We all know of the various Scriptural instances where God is "feminine" and "motherly", but let me just remind you of two of
those:

Racham/Rechem

But, most importantly to me is the "motherliness" of God in God's "mercy". In Hebrew, one of the words that is used for
"mercy" is "racham" from which is also derived "rachamim" ("mercy" or even "insides/bowels"), "rachum" ("merciful/pitiful"), "racham" (to have pity/to love), and so on. But, "racham/rechem" is also the word that is used for a woman's womb! The connection between mercy and womb is astounding! When God grants us mercy for our sins, God is being "wombful" toward us, and brings us into the safety, protection, intimacy and dependency of His "womb". This is the condition in which God reaches out to us to be merciful and forgiving. And when we participate in the Holy Liturgy, once again at the Commixture, we pray from our hearts and praise God for rechem:
"Father of truth, behold Your Son, a Sacrifice pleasing to You. Accept this Offering of Him who died for me.  Behold His Blood shed on Golgotha for my salvation, it pleads for me. For His sake, accept my Offering. Many are my sins, but greater is Your mercy. When placed on a scale, Your mercy prevails over the weight of the mountains known only to You. Consider the sin and consider the Atonement; the Atonement in greater and exceeds the sin. Your Beloved Son sustained the nails and the lance because of my sins, so in His sufferings, You are satisfied, and I live. Glory be to the Father who sent His Son for our sake. Adoration to the Son who, by His Crucifixion, redeemed us. Thanksgiving to the Holy Spirit, through Whom the Mystery of our salvation was brought to fullness. Blessed is God who, in His love, gave us life. To Him be glory. Amen."
[Anaphora of the Holy Apostles].
And we pray this awesome prayer for mercy at the Anamnesis (which is just before the Epiclesis):
"O Lord, we commemorate Your death, Your resurrection from the dead on the third day, Your ascension into heaven, Your sitting at the right hand of the Father, and Your awesome and glorious second coming when You will judge the world in justice and reward all people according to their deeds. We plead before You this awesome and Holy Sacrifice, united with the Sacrifice of Christ. Do not judge us according to our faults, O Lord, nor reward us according to our iniquities. In Your compassion and love, we implore You: blot out our sins, for we are Your people and Your inheritance. We pray to You, O Christ, through You and with You we pray to Your Father, saying: Have mercy on us, Almighty Father!

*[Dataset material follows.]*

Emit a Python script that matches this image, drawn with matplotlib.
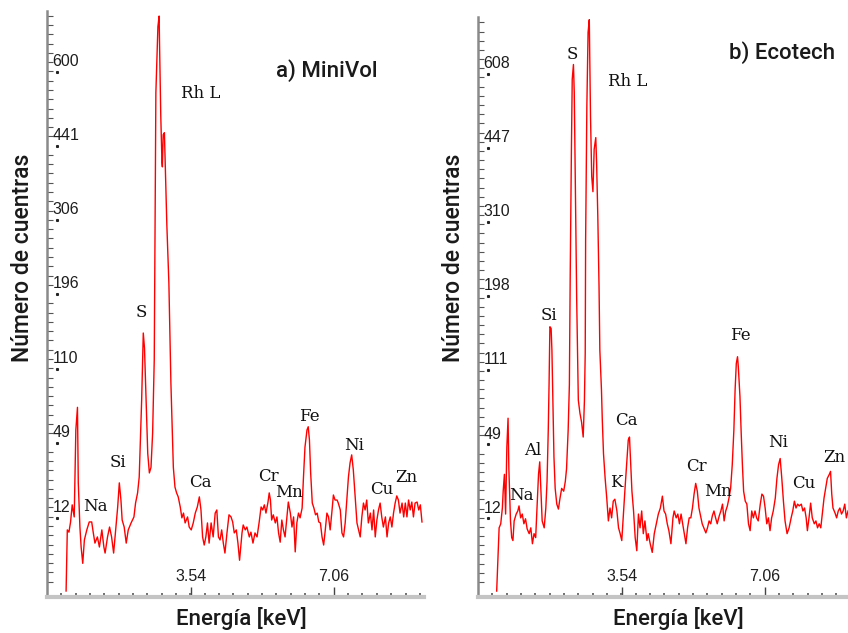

Have mercy on us!".
[Anaphora of St James]
How easily could be, here, pray instead:  "Have mercy on us, Almighty Mother!  Have mercy on us!", but even "Mother" is
incapable of expressing the Nature of God.

Conclusion

I have just put together a few ideas in an attempt to make a case for the futility of our "gossiping" about God and

the utter ridiculousness of a "theology of the body" that undoes what Baptism and grace have done.

What we need is the "theology of the Body" and not the "theology of the body". In the Body, we are "one" and gender is no distinction since it is being clothed with Christ that is our new identity. But, in the body, we are distinct and different, and rightfully so. Since we are not pagan, we need no "maleness" or "femaleness" in the God whom we worship. God transcends our metaphors and definitions, especially those that refer to gender.

In our quest for spiritual understanding, we are trying as best we can to "contain"
our faith in the receptacles that we calls "vocabulary", and we are well aware that
this distorts reality enormously.

We should be far wiser in our quest to "yadah" God, and allow the limitations of our vocabulary to point to the greatness of surpassing glory of God.  Let us remind ourselves:  "...those who live in the spirit have their minds on spiritual things" [Rom. 8:5], and:  "...the Spirit explores the depths of everything, even the depths of God...nobody knows the qualities of God except the Spirit of God" [1 Cor. 2:10-11].